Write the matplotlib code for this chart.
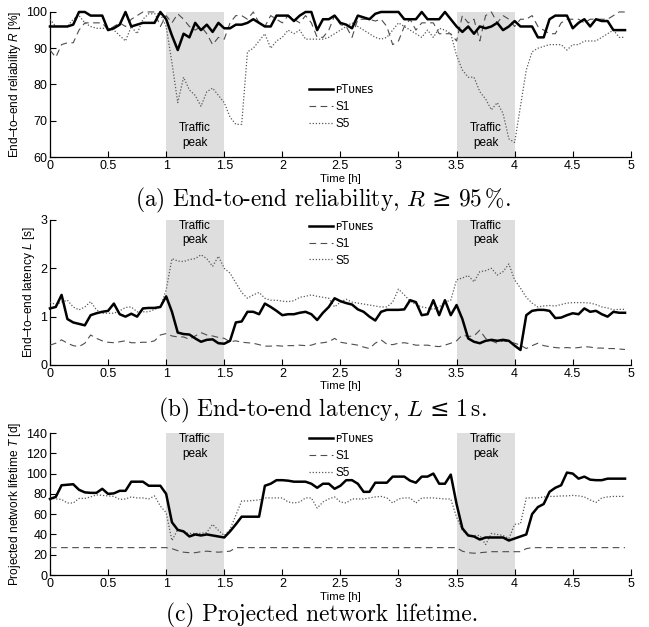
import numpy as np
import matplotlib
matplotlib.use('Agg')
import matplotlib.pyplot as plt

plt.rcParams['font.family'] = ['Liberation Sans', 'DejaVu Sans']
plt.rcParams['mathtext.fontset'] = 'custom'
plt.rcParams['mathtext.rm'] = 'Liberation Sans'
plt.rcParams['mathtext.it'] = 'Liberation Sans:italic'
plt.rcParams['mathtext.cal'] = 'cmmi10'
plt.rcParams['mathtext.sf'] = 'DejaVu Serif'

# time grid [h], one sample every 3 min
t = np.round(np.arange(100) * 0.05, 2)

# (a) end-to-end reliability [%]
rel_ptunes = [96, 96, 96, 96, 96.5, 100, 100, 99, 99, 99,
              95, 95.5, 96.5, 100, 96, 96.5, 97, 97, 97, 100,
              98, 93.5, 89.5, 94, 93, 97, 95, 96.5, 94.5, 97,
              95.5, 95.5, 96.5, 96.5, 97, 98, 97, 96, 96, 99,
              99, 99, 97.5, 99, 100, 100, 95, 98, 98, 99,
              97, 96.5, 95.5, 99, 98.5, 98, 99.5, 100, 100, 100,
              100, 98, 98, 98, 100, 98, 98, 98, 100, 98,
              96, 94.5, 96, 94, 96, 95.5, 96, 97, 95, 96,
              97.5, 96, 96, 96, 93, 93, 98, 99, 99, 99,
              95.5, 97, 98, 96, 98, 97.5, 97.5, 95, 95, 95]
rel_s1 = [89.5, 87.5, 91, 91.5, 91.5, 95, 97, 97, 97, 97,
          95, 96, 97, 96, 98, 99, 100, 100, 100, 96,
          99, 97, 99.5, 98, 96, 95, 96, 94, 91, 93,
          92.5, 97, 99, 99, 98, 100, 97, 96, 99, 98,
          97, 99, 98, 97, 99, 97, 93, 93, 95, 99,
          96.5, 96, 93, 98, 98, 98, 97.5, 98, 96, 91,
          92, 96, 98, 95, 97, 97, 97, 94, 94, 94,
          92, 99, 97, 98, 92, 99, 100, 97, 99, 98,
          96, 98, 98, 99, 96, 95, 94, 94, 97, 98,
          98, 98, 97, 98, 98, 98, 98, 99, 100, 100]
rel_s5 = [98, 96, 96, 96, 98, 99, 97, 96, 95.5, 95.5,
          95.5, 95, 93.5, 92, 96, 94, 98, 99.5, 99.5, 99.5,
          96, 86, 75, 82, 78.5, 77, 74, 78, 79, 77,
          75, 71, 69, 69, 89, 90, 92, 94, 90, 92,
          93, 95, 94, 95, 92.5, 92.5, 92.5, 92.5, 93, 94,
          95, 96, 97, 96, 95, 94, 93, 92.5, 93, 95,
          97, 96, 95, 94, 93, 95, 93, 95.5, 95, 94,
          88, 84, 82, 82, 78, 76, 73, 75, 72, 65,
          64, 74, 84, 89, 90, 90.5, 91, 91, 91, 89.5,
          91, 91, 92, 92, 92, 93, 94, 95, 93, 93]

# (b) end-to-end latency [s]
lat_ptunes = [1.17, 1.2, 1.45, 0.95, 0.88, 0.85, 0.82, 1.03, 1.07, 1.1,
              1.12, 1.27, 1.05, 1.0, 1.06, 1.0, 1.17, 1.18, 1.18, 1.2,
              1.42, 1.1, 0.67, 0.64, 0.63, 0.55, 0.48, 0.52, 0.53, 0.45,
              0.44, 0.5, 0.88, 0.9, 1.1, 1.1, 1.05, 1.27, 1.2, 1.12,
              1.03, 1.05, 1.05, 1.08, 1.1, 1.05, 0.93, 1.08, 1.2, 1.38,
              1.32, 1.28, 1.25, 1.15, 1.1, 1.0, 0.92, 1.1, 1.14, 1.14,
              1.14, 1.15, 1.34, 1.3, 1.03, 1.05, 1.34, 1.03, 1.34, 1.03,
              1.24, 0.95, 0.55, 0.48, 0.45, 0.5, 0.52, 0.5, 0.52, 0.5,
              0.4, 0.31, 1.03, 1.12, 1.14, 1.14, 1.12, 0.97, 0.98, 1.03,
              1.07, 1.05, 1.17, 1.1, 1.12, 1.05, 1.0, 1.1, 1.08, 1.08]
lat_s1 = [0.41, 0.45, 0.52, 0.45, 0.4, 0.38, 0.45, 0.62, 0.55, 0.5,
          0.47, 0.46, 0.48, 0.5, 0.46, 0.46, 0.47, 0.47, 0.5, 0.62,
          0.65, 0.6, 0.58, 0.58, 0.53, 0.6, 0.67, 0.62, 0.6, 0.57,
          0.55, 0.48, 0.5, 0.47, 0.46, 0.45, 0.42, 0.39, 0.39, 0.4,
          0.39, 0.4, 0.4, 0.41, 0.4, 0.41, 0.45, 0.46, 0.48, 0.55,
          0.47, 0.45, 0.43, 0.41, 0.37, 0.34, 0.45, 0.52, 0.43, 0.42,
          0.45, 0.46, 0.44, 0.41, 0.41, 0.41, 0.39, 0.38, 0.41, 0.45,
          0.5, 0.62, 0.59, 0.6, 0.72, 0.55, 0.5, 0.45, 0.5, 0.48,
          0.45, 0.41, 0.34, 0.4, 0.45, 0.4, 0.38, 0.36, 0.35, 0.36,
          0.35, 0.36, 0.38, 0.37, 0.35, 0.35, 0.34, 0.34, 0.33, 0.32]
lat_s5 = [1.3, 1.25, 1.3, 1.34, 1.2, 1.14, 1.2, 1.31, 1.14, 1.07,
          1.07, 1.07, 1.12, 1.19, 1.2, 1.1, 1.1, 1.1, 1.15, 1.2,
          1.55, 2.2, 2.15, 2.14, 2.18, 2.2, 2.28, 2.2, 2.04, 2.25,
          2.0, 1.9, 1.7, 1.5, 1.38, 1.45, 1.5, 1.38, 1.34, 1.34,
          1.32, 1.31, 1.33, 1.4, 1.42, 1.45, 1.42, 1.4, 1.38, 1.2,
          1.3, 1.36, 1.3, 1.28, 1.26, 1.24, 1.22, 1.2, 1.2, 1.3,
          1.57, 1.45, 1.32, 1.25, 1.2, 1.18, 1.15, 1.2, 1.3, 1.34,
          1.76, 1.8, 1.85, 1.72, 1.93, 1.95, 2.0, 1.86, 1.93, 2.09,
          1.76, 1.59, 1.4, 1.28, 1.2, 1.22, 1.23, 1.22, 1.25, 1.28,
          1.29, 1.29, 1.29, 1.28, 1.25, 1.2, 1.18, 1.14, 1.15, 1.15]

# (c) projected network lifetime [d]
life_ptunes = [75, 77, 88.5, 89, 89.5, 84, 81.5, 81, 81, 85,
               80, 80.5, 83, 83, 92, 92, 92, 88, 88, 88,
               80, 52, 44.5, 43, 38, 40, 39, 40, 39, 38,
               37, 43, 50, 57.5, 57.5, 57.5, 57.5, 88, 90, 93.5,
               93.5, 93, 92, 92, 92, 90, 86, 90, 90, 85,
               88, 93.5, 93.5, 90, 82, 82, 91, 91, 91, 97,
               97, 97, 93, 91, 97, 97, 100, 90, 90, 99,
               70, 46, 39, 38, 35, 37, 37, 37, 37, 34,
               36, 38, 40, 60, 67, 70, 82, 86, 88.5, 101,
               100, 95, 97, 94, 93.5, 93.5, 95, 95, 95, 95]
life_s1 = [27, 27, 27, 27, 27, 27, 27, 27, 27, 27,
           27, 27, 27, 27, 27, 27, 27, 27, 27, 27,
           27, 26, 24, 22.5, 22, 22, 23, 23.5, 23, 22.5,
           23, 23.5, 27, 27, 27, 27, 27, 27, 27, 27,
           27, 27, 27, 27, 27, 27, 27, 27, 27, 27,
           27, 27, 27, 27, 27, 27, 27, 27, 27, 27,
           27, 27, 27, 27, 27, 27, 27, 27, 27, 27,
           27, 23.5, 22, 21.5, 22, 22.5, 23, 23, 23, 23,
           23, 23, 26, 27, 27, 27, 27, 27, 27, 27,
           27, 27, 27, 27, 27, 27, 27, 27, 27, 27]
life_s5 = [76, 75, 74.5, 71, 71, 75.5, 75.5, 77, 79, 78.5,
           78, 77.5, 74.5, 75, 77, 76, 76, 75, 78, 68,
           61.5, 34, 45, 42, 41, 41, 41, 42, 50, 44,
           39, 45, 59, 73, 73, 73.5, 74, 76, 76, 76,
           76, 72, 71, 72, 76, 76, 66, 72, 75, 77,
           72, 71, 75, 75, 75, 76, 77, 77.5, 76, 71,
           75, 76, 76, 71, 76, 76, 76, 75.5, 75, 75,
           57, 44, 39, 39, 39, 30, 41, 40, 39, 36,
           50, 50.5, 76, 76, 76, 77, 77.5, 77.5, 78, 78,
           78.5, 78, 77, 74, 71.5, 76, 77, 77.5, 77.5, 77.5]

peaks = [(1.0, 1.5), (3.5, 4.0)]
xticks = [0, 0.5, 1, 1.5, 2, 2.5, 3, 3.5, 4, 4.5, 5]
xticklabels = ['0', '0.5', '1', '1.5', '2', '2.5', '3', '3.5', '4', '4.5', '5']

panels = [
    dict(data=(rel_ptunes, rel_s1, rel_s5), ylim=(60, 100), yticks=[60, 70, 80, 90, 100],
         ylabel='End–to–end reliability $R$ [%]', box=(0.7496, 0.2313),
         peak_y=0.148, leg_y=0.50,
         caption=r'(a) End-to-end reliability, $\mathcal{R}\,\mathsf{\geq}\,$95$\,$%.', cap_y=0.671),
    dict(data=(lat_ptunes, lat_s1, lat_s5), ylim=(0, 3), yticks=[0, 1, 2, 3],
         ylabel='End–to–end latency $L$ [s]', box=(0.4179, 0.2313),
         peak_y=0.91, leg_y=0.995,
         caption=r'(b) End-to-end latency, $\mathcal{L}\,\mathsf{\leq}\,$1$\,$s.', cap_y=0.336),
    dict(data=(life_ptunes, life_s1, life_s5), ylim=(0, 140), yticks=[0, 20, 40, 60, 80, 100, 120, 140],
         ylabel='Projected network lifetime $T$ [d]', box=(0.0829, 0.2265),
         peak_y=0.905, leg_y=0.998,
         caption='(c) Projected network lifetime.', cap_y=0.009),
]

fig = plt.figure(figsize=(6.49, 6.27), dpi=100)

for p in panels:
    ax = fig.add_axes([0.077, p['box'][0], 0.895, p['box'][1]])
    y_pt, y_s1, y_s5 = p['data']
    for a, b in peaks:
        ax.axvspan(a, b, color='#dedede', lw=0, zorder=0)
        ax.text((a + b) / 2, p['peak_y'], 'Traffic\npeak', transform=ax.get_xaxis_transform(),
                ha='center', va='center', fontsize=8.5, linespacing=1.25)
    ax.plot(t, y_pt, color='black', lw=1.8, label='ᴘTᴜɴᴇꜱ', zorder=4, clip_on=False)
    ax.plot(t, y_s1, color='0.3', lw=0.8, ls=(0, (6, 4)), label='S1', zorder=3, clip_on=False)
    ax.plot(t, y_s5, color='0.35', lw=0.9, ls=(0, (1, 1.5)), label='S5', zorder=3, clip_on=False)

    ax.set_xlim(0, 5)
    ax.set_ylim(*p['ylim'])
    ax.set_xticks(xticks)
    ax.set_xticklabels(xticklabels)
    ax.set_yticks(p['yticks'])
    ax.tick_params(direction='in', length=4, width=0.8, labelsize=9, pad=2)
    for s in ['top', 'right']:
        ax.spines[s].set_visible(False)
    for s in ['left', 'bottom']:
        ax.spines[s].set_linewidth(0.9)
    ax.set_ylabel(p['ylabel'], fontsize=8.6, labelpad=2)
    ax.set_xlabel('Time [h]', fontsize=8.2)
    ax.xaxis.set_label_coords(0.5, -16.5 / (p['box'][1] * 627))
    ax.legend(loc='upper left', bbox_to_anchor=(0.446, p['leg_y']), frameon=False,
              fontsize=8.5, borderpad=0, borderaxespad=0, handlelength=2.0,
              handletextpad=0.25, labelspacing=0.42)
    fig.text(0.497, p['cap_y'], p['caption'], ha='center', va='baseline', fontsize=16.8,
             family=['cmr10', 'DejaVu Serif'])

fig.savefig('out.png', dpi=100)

--------------------

PROMPT: Repeat, with no pictures, each line from the beginning of the data through the line containing "import matplotlib.pyplot as plt", inclusive.

EXERCISE RESPONSE:
Write the matplotlib code for this chart.
import numpy as np
import matplotlib
matplotlib.use('Agg')
import matplotlib.pyplot as plt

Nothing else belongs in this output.